‘It is too easy for him’

‘It is too easy for him.’ ‘He does it so quickly.’ ‘Do you have harder work?’ ‘He can read these books all by himself.  They seem too easy’.  These are frequent statements and questions by parents in all schools around the world as they respond to homework that comes home.  My response is always, ‘you have just shared that the work is at the exact right level for your child’.  What I actually l mean in educator speak is that we have correctly identified the Zone of Proximal Development.   

In every profession, there are famous experts who have discovered a breakthrough concept or solution.  In education, we have quite a few common names such as Jean Piaget and his theory of cognitive development, Sigmund Freud and the developmental stages, and Maria Montessori and her model of human development.  Every teacher working in schools today has studied these models to better understand how classrooms can successfully help every child learn.   

Jean Piaget’s Zone of Proximal Development, ZPD, is one that is tried and tested every day, in every school setting.  We know that in order for the brain to learn, a child must be taught in a way where the learning is measured and targeted at different levels of ease and discomfort.  If something is always too hard, a child will not be able to make the connections to learn how to do it independently.  If something is easy, it allows the brain time to practice and master a skill without too much effort or strain that can lead to frustration and mistakes.   

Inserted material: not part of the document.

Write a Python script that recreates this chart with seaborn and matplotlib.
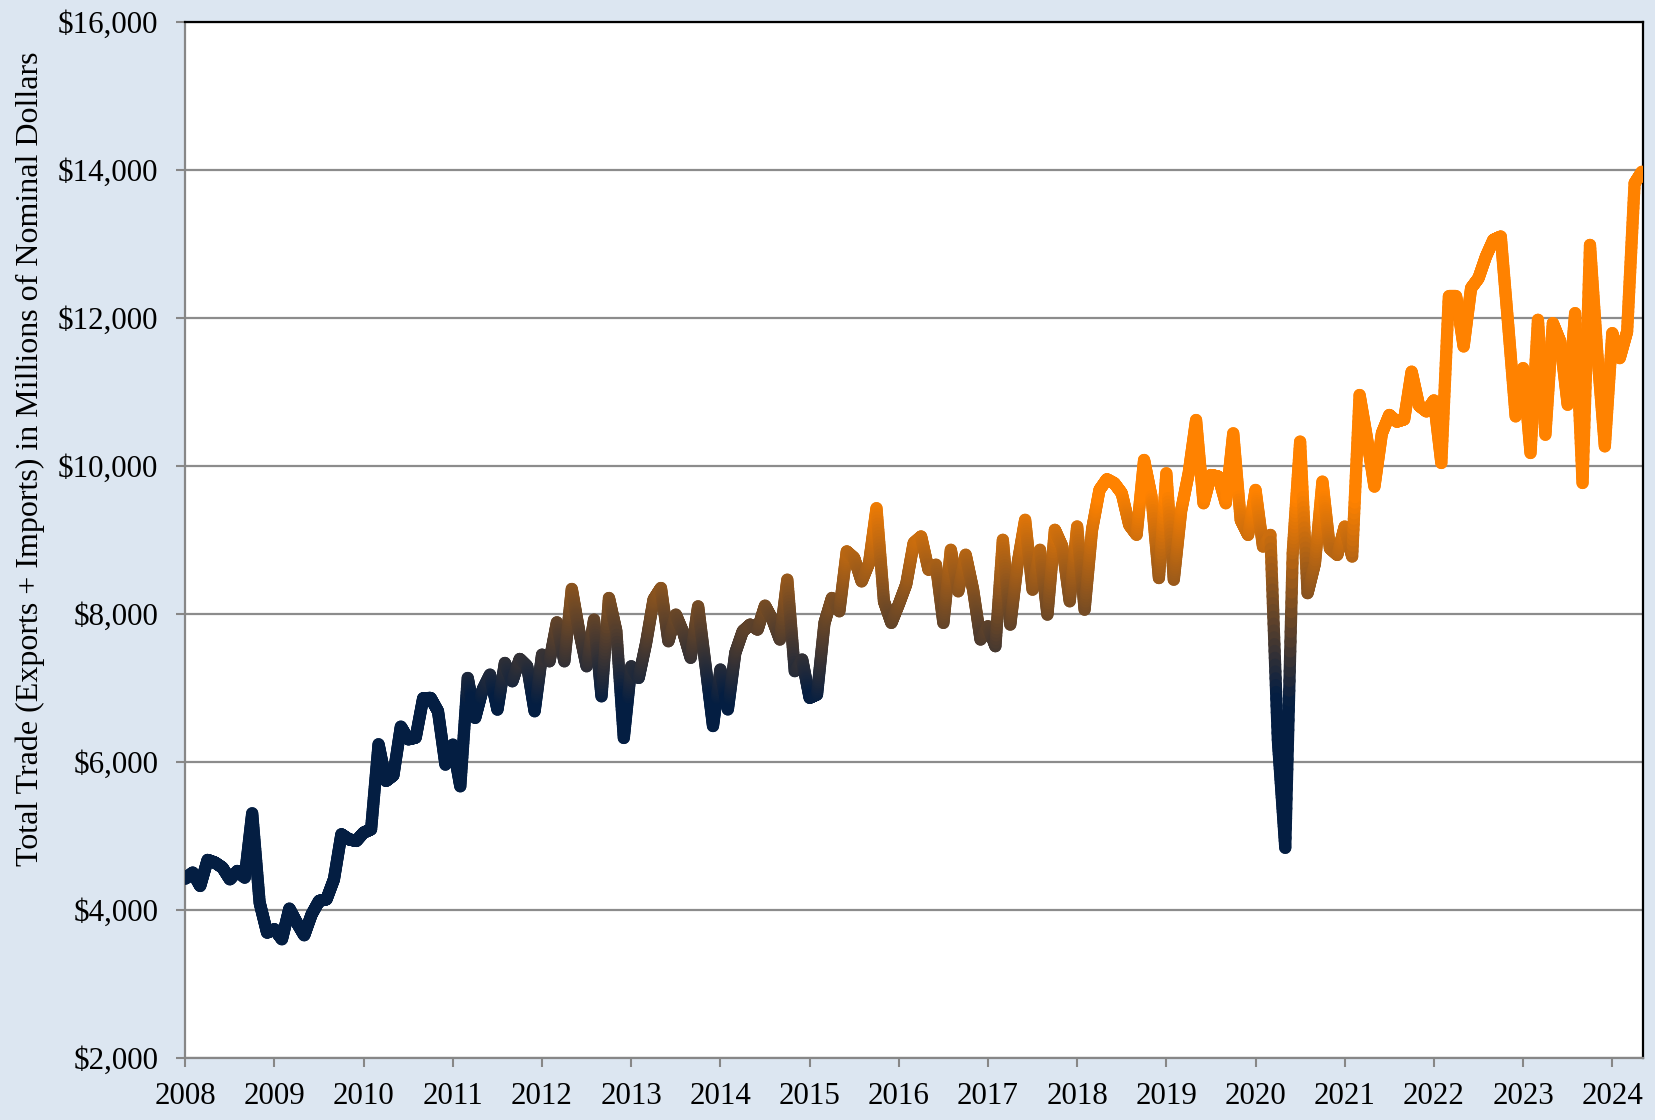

During a child’s seven hour day with us, we put as much learning at the ZPD level as possible.  That is us making sure our students work is always on the cusp of too hard and allowing them to learn and develop at just the right level.  What parents see at home is work that is for mastery and practice.  We want our pupils to be able to complete the work independently, so it is purposely outside of the ZPD.  Every person, especially children, will resist learning if the failure rate always beats out the success rate.  Would you ever had learned to cook if you chose to make a soufflé as your learning recipe?  Most likely not as the learning curve would have been too steep and it was setting you up for failure again and again.   

I am now going to link this back to our core values as the ZPD is the behind the scenes  method for how we are teaching courage and curiosity.  We are ensuring that our boys remain curious for learning by providing opportunities that are sometimes hard, but more often in their ZPD and the easy/mastery level.  We are allowing our boys to show courage as work in the ZPD is never easy and boys have to concentrate to complete it.  They have to have courage to know that they will succeed and that the skill needed is achievable.   

So what exactly is my message?  Our curriculum has our students being pushed above and beyond what children are doing in other schools and there is a very clear and scientific method to our work.  When you are tempted to ask your child’s teacher the questions from the start of this article, ask yourself ‘why might it be too easy?  What learning is their teacher helping my child master?’.   As always, please do continue to have conversations with your child’s teacher to reassure yourself that they are being pushed and learning.  This is certainly the case at our school, with our outstanding curriculum and pedagogy hard at work every single day.